CHMC is a government agency that provides insurance protection for banks and credit unions in Canada. If the borrower has less than 20 percent equity, the bank might require him to obtain insurance from CHMC to ensure that, in the event that the mortgage cannot be paid, the bank will still profit from the mortgage. If the borrower files for bankruptcy, however, there are a number of requirements he must fulfill in order to be accepted for a mortgage.

Re-establish Credit

To re-establish credit, the borrower must show that he can pay back loans, save money, and can feasibly pay a mortgage. The loans paid by the borrower should be new loans, not old ones, such as a car payment prior to filing for bankruptcy.
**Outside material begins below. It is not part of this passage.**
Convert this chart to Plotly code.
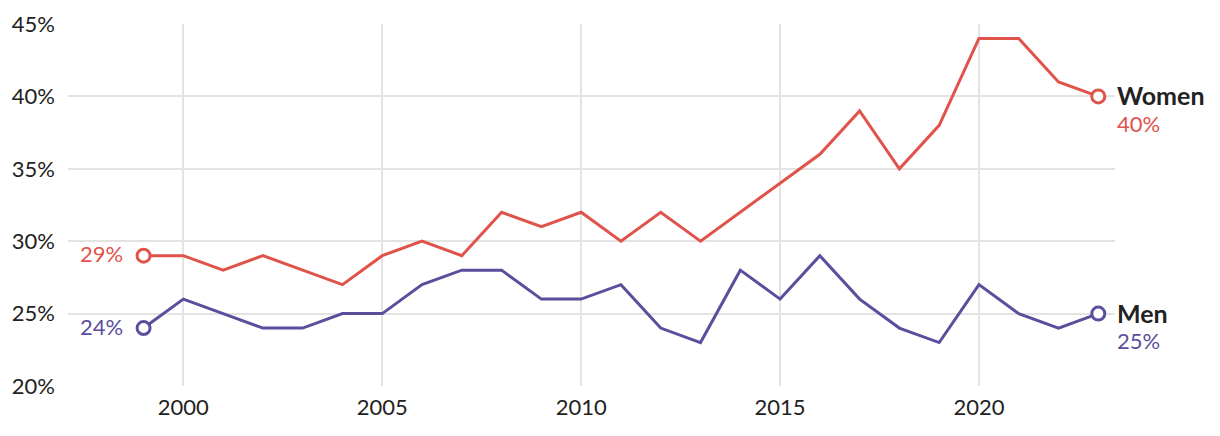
import plotly.graph_objects as go

years = list(range(1999, 2024))
women = [29, 29, 28, 29, 28, 27, 29, 30, 29, 32, 31, 32, 30, 32, 30, 32, 34, 36, 39, 35, 38, 44, 44, 41, 40]
men = [24, 26, 25, 24, 24, 25, 25, 27, 28, 28, 26, 26, 27, 24, 23, 28, 26, 29, 26, 24, 23, 27, 25, 24, 25]
y_ticks = [20, 25, 30, 35, 40, 45]
y_tick_labels = ["20%", "25%", "30%", "35%", "40%", "45%"]
x_ticks = [2000, 2005, 2010, 2015, 2020]

RED = "#e0534a"
PURPLE = "#5b4e9c"
FONT = "Lato"

fig = go.Figure()
for name, vals, col in [("Women", women, RED), ("Men", men, PURPLE)]:
    fig.add_trace(go.Scatter(x=years, y=vals, mode="lines", line=dict(color=col, width=3),
                             name=name, showlegend=False, hoverinfo="skip"))
    fig.add_trace(go.Scatter(x=[years[0], years[-1]], y=[vals[0], vals[-1]], mode="markers",
                             marker=dict(size=13, color="white", line=dict(color=col, width=3)),
                             showlegend=False, hoverinfo="skip"))
    fig.add_annotation(x=years[0], y=vals[0], text=f"{vals[0]}%", showarrow=False,
                       xanchor="right", xshift=-19, yshift=2, font=dict(family=FONT, size=22, color=col))
    fig.add_annotation(x=years[-1], y=vals[-1], text=f"<b>{name}</b>", showarrow=False,
                       xanchor="left", xshift=17, yshift=1, font=dict(family=FONT, size=25, color="#222222"))
    fig.add_annotation(x=years[-1], y=vals[-1], text=f"{vals[-1]}%", showarrow=False,
                       xanchor="left", xshift=17, yshift=-27, font=dict(family=FONT, size=22, color=col))

fig.update_layout(
    width=1204, height=420,
    margin=dict(l=60, r=97, t=16, b=42),
    plot_bgcolor="white", paper_bgcolor="white",
    font=dict(family=FONT, size=22, color="#222222"),
    xaxis=dict(range=[1997.1, 2023.42], tickvals=x_ticks, showgrid=True, gridcolor="#e3e3e3",
               gridwidth=2, zeroline=False, showline=False, ticks="", ticklabelstandoff=6,
               automargin=False),
    yaxis=dict(range=[20, 45], tickvals=y_ticks, ticktext=y_tick_labels, showgrid=True,
               gridcolor="#e3e3e3", gridwidth=2, zeroline=False, showline=False, ticks="",
               ticklabelstandoff=12, automargin=False),
)
fig.write_html("out.html")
It takes about 12 months and a $1,000 credit line after your discharge date to re-establish a newly reporting credit line.

Credit Line

To build up a credit score, the borrower needs to apply for secured credit and ensure that the credit balances are paid on time. In addition, it is recommended that the card balance should not exceed 50 percent of the credit limit. Repeatedly maxing out a credit card, even if it is repaid, could affect the credit score.

Obtain Advice

CMHC will generally provide mortgage insurance for a borrower who has been discharged for at least two years and have re-established credit. However, banks may have different requirements for borrowers. A mortgage broker should be able to provide insight and advice on the banks’ requirements.